(Records from a collection)

----

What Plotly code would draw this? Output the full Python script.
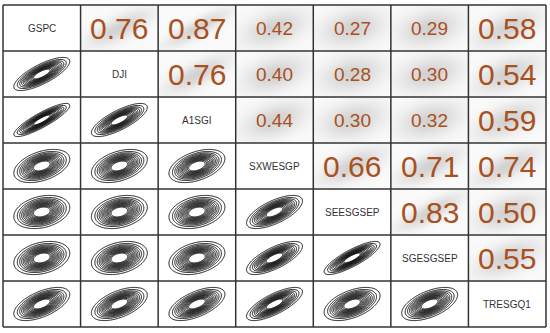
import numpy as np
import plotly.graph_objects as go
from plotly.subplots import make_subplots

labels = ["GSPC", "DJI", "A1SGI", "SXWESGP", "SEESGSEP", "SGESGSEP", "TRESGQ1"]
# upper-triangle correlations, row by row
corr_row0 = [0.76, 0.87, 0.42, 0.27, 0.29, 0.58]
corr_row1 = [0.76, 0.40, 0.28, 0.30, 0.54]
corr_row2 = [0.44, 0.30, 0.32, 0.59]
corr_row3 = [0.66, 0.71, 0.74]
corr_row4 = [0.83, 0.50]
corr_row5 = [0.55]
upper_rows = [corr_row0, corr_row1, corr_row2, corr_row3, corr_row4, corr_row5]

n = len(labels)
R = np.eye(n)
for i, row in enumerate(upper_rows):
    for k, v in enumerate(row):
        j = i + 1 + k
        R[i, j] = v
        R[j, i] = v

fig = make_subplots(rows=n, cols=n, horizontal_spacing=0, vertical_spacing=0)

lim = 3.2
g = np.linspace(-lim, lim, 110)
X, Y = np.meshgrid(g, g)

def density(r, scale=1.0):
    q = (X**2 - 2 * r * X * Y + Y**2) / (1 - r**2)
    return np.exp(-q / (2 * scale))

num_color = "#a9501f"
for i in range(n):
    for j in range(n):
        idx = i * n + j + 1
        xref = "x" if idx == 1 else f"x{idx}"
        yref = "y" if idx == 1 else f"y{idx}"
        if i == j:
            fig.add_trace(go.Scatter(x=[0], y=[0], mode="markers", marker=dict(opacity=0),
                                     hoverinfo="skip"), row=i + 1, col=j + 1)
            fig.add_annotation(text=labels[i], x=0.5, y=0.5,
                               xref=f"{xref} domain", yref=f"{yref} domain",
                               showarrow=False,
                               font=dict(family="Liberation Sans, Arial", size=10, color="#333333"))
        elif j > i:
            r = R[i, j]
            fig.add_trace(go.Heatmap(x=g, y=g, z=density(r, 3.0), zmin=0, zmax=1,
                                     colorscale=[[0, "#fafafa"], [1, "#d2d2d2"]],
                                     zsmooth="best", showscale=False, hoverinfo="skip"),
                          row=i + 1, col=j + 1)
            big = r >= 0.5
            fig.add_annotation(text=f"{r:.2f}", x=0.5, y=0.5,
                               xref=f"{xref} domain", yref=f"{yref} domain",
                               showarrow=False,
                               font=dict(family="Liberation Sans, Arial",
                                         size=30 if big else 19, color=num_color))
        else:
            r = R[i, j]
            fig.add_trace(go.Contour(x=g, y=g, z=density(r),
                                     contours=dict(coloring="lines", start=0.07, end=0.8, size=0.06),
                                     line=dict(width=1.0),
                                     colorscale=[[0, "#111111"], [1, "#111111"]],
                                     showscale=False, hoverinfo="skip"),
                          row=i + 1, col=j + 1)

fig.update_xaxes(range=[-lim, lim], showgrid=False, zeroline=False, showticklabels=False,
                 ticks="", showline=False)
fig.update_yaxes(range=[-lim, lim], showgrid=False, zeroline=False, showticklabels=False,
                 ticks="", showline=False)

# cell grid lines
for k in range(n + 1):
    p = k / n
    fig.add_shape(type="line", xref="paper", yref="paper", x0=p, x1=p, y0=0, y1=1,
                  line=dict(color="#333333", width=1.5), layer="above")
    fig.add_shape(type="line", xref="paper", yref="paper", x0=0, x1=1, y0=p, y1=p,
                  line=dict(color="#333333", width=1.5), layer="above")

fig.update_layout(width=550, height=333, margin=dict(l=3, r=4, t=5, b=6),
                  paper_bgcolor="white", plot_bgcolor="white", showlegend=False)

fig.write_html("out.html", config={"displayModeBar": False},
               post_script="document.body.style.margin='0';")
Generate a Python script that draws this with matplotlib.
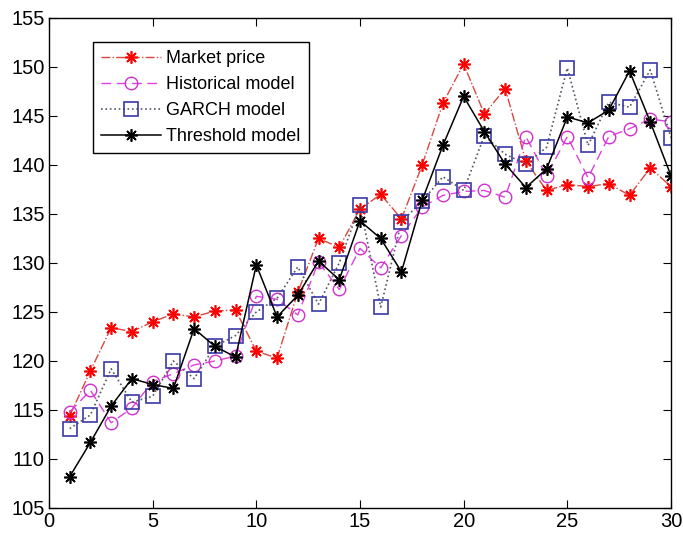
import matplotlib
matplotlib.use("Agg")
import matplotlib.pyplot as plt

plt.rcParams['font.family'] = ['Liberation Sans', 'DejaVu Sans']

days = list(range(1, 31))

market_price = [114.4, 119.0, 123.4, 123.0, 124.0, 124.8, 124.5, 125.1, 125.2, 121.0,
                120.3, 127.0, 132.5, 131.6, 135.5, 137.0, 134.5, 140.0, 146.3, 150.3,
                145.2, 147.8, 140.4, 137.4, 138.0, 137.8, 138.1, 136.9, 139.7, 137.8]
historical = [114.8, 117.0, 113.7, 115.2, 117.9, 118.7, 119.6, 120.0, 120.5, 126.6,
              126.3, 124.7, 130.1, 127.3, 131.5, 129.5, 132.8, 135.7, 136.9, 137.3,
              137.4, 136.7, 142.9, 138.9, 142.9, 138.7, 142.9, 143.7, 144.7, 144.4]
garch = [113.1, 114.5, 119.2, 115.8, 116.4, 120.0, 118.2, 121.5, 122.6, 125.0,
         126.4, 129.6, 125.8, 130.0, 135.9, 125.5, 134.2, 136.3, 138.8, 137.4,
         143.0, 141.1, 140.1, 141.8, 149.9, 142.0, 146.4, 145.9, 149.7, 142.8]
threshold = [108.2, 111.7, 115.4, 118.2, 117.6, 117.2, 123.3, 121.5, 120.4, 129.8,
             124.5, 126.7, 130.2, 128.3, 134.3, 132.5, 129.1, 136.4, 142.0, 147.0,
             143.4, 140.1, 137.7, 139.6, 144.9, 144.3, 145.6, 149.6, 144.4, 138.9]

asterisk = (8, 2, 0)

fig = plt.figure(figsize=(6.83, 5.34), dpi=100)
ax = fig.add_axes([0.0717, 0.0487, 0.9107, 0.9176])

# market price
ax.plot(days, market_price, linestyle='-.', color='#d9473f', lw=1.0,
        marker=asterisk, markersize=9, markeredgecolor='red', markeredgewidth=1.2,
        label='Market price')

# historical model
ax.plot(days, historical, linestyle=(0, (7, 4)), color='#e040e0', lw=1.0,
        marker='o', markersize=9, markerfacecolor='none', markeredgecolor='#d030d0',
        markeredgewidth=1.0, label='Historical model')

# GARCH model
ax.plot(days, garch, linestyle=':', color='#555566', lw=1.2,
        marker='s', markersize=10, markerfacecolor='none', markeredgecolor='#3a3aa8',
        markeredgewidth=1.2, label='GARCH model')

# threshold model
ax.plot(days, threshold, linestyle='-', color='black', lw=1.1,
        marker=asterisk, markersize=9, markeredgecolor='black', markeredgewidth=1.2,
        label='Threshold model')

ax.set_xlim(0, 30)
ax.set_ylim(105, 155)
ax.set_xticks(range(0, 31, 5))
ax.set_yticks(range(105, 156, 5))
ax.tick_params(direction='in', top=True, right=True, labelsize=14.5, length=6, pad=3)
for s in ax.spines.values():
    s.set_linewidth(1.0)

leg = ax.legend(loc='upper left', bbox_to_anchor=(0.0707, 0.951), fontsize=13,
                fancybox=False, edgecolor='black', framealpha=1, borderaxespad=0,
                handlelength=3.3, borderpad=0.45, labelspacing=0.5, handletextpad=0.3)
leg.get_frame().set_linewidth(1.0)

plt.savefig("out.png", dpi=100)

----

* _Goal_
Restate word for word the lines that begin at the one with "Generate a Python" and end at the one with "days = list(range(1, 31))", including both, and leave every picture aside.

* _Answer_
Generate a Python script that draws this with matplotlib.
import matplotlib
matplotlib.use("Agg")
import matplotlib.pyplot as plt

plt.rcParams['font.family'] = ['Liberation Sans', 'DejaVu Sans']

days = list(range(1, 31))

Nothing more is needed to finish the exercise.